Learning Dynamical Systems by Leveraging Data from Similar Systems
Lei Xin, Lintao Ye, George Chiu, Shreyas Sundaram
TL;DR
This work studies finite-sample learning of a linear time-invariant system using data from a similar auxiliary system. It introduces a weighted least-squares framework that blends true- and auxiliary-system rollouts with a tunable weight $q$ and optional regularization $\lambda$, and it derives data-independent and data-dependent error bounds that decompose the estimation error into noise-driven and model-difference components. The results show that auxiliary data can reduce intrinsic noise error at the cost of bias from model mismatch, and they provide guidelines and computable bounds to select $q$ and $\lambda$. Through numerical experiments, the authors illustrate how trajectory lengths and $q$ affect performance across scenarios and demonstrate how the data-dependent bound can guide practical weight selection. Overall, the paper offers a principled transfer-learning-like approach for system identification with provable guarantees and practical guidance for leveraging related systems.
Abstract
We consider the problem of learning the dynamics of a linear system when one has access to data generated by an auxiliary system that shares similar (but not identical) dynamics, in addition to data from the true system. We use a weighted least squares approach, and provide finite sample error bounds of the learned model as a function of the number of samples and various system parameters from the two systems as well as the weight assigned to the auxiliary data.

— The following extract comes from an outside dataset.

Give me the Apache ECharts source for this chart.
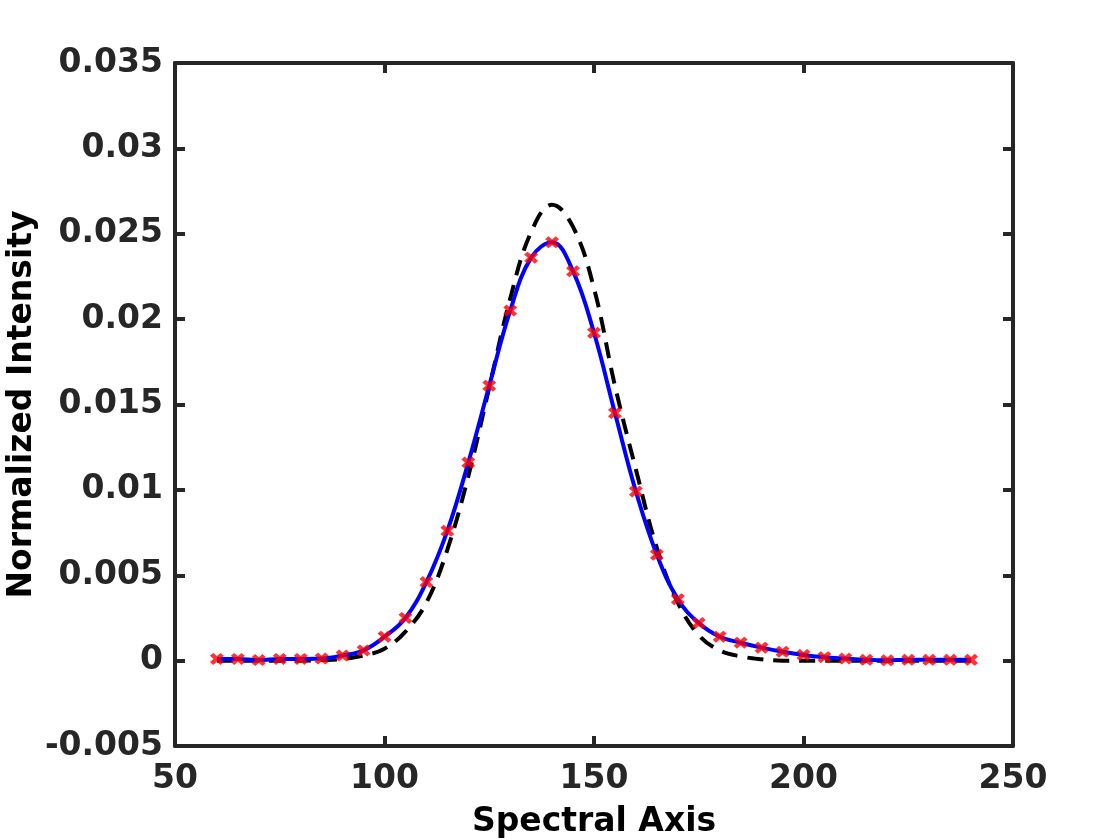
<!DOCTYPE html>
<html>
<head>
<meta charset="utf-8">
<script src="https://cdn.jsdelivr.net/npm/echarts@6/dist/echarts.min.js"></script>
<style>
  html, body { margin: 0; padding: 0; background: #fff; }
  #chart { width: 1120px; height: 840px; }
</style>
</head>
<body>
<div id="chart"></div>
<script>
// sample positions on the spectral axis
var spectralX = [60, 65, 70, 75, 80, 85, 90, 95, 100, 105, 110, 115, 120, 125, 130, 135, 140,
    145, 150, 155, 160, 165, 170, 175, 180, 185, 190, 195, 200, 205, 210, 215, 220, 225, 230, 235, 240];

// blue solid curve (red x markers sit on the same samples)
var measured = [0.0001, 0.0001, 0.00003, 0.0001, 0.0001, 0.00012, 0.0003, 0.0006, 0.0014, 0.0025,
    0.0046, 0.0076, 0.0116, 0.0161, 0.0205, 0.0236, 0.0245, 0.0228, 0.0192, 0.0145, 0.0099, 0.0062,
    0.0036, 0.0022, 0.0014, 0.00105, 0.00076, 0.00052, 0.00033, 0.0002, 0.00012, 0.00005, 0.00002,
    0.00005, 0.00005, 0.00005, 0.00005];

// black dashed curve
var reference = [0, 0, 0, 0, 0, 0.00003, 0.0001, 0.0003, 0.0007, 0.0017, 0.0034, 0.0065, 0.0108,
    0.0160, 0.0212, 0.0251, 0.0267, 0.0254, 0.0218, 0.0161, 0.0112, 0.0066, 0.0034, 0.0015, 0.0006,
    0.00025, 0.00008, 0, 0, 0, 0, 0, 0, 0, 0, 0, 0];

var xTicks = ['50', '100', '150', '200', '250'];
var yTicks = ['-0.005', '0', '0.005', '0.01', '0.015', '0.02', '0.025', '0.03', '0.035'];

function pairs (xs, ys) {
    return xs.map(function (x, i) { return [x, ys[i]]; });
}

var axisColor = '#262626';
var tickFont = {
    fontFamily: 'DejaVu Sans',
    fontWeight: 'bold',
    fontSize: 33,
    color: axisColor
};

function boxAxis (pos, isX) {
    return {
        type: 'value',
        position: pos,
        min: isX ? 50 : -0.005,
        max: isX ? 250 : 0.035,
        interval: isX ? 50 : 0.005,
        axisLine: { show: true, onZero: false, lineStyle: { color: axisColor, width: 4 } },
        axisTick: { show: true, inside: true, length: 10, lineStyle: { color: axisColor, width: 4 } },
        axisLabel: { show: false },
        splitLine: { show: false }
    };
}

var xBottom = boxAxis('bottom', true);
xBottom.name = 'Spectral Axis';
xBottom.nameLocation = 'middle';
xBottom.nameGap = 60;
xBottom.nameMoveOverlap = false;
xBottom.nameTextStyle = { fontFamily: 'DejaVu Sans', fontWeight: 'bold', fontSize: 33, color: '#000' };
xBottom.axisLabel = Object.assign({ show: true, margin: 17, formatter: function (v) {
    return xTicks[Math.round((v - 50) / 50)];
} }, tickFont);

var yLeft = boxAxis('left', false);
yLeft.name = 'Normalized Intensity';
yLeft.nameLocation = 'middle';
yLeft.nameGap = 136;
yLeft.nameMoveOverlap = false;
yLeft.nameTextStyle = { fontFamily: 'DejaVu Sans', fontWeight: 'bold', fontSize: 33, color: '#000' };
yLeft.axisLabel = Object.assign({ show: true, margin: 12, formatter: function (v) {
    return yTicks[Math.round((v + 0.005) / 0.005)];
} }, tickFont);

var chartobj = echarts.init(document.getElementById('chart'));
var option = {
    backgroundColor: '#fff',
    animation: false,
    grid: { left: 175, right: 107, top: 63, bottom: 94, containLabel: false, outerBoundsMode: 'none' },
    xAxis: [xBottom, boxAxis('top', true)],
    yAxis: [yLeft, boxAxis('right', false)],
    series: [
        {
            name: 'reference',
            type: 'line',
            data: pairs(spectralX, reference),
            smooth: 0.4,
            showSymbol: false,
            symbol: 'none',
            lineStyle: { color: '#000', width: 4, type: [16, 10] },
            z: 2
        },
        {
            name: 'measured',
            type: 'line',
            data: pairs(spectralX, measured),
            smooth: 0.4,
            symbol: 'none',
            lineStyle: { color: '#0000ff', width: 4 },
            z: 3
        },
        {
            name: 'samples',
            type: 'scatter',
            data: pairs(spectralX, measured),
            symbol: 'path://M0,2.4L2.4,0L5,2.6L7.6,0L10,2.4L7.4,5L10,7.6L7.6,10L5,7.4L2.4,10L0,7.6L2.6,5Z',
            symbolSize: [14, 12],
            itemStyle: { color: '#ff0000' },
            z: 4
        }
    ]
};
chartobj.setOption(option);
</script>
</body>
</html>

We show that the auxiliary data can help to reduce the intrinsic system identification error due to noise, at the price of adding a portion of error that is due to the differences between the two system models. We further provide a data-dependent bound that is computable when some prior knowledge about the systems, such as upper bounds on noise levels and model difference, is available. This bound can also be used to determine the weight that should be assigned to the auxiliary data during the model training stage.